◆ **Provided material**:
□ □ □ □

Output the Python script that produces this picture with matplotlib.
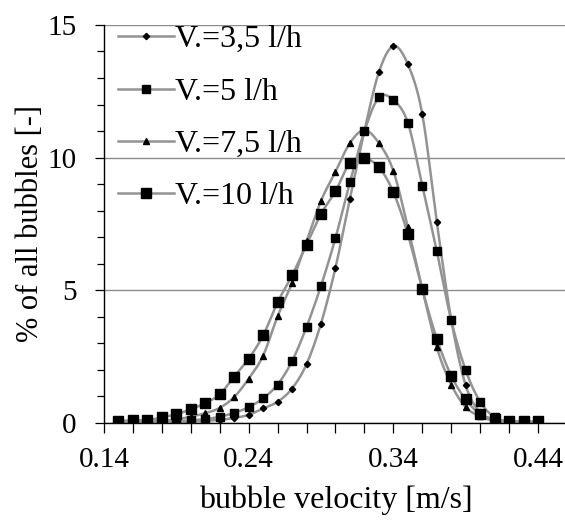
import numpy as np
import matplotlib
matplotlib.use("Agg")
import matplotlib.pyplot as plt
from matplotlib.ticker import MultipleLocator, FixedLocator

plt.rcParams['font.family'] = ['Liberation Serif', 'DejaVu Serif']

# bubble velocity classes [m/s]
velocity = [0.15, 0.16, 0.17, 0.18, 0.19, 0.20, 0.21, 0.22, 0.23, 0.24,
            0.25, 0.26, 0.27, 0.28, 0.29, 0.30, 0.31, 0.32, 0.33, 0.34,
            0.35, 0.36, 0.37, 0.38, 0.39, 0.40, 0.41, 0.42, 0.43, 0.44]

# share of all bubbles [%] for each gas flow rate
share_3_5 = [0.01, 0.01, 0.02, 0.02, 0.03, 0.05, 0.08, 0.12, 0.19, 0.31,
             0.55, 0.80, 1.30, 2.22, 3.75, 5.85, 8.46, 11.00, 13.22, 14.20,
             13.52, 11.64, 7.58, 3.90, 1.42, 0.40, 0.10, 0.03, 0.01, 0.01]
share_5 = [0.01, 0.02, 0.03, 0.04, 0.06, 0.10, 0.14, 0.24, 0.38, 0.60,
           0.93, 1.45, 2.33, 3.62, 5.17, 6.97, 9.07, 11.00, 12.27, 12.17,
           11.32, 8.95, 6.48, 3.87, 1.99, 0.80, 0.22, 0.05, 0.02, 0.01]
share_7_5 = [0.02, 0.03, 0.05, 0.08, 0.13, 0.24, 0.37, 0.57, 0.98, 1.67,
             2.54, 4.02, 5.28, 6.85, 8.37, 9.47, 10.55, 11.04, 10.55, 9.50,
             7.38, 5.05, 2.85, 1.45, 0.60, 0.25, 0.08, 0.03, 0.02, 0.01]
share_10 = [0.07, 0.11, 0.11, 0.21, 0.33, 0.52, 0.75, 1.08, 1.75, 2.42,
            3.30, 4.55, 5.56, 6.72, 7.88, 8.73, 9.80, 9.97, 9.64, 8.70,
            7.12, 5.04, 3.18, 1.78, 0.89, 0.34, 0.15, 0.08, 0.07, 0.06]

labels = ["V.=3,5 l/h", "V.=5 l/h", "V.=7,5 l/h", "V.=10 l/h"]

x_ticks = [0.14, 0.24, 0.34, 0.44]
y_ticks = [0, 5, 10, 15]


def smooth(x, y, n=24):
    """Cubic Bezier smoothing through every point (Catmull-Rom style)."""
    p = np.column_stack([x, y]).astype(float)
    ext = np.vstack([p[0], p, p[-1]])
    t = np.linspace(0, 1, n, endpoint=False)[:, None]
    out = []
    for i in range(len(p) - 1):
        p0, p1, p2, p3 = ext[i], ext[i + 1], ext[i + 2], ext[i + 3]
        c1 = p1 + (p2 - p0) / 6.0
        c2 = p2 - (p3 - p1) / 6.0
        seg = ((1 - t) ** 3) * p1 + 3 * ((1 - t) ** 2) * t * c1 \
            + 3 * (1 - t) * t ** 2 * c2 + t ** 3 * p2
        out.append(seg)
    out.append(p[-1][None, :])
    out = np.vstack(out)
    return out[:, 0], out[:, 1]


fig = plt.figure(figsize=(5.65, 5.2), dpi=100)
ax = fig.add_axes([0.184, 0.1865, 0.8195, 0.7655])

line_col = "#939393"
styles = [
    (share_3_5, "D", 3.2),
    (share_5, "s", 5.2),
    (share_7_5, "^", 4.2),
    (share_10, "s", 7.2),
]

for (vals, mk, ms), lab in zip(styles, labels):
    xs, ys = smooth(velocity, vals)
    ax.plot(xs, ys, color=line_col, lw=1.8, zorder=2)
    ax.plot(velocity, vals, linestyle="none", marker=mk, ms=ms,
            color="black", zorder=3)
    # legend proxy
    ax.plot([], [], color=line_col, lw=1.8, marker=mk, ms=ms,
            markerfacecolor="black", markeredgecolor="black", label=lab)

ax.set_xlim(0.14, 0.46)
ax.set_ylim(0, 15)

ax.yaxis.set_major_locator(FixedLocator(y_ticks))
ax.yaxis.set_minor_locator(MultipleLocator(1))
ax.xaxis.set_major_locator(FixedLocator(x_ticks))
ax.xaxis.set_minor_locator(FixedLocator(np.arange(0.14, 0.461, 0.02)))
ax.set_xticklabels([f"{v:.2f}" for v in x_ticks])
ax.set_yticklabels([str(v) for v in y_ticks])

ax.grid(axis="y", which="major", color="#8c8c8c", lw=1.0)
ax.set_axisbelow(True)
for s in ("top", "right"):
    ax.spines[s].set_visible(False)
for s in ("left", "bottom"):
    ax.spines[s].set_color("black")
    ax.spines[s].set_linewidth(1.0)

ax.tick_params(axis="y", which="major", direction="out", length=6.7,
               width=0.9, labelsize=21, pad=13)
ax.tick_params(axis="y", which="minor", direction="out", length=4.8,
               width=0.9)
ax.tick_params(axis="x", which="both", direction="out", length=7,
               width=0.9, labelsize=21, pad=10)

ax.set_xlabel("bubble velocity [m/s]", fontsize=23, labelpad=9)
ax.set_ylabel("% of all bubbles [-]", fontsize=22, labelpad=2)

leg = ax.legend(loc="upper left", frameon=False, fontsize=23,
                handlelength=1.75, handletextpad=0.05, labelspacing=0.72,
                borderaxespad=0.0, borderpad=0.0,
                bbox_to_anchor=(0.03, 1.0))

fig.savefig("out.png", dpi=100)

□ □ □ □

◆ **Written instruction**: Exactly as written, please give again the lines from the beginning of the listing through the line containing "0.35, 0.36, 0.37, 0.38, 0.39, 0.40, 0.41, 0.42, 0.43, 0.44]", inclusive, without any pictures.

◆ **Right answer**:
Output the Python script that produces this picture with matplotlib.
import numpy as np
import matplotlib
matplotlib.use("Agg")
import matplotlib.pyplot as plt
from matplotlib.ticker import MultipleLocator, FixedLocator

plt.rcParams['font.family'] = ['Liberation Serif', 'DejaVu Serif']

# bubble velocity classes [m/s]
velocity = [0.15, 0.16, 0.17, 0.18, 0.19, 0.20, 0.21, 0.22, 0.23, 0.24,
            0.25, 0.26, 0.27, 0.28, 0.29, 0.30, 0.31, 0.32, 0.33, 0.34,
            0.35, 0.36, 0.37, 0.38, 0.39, 0.40, 0.41, 0.42, 0.43, 0.44]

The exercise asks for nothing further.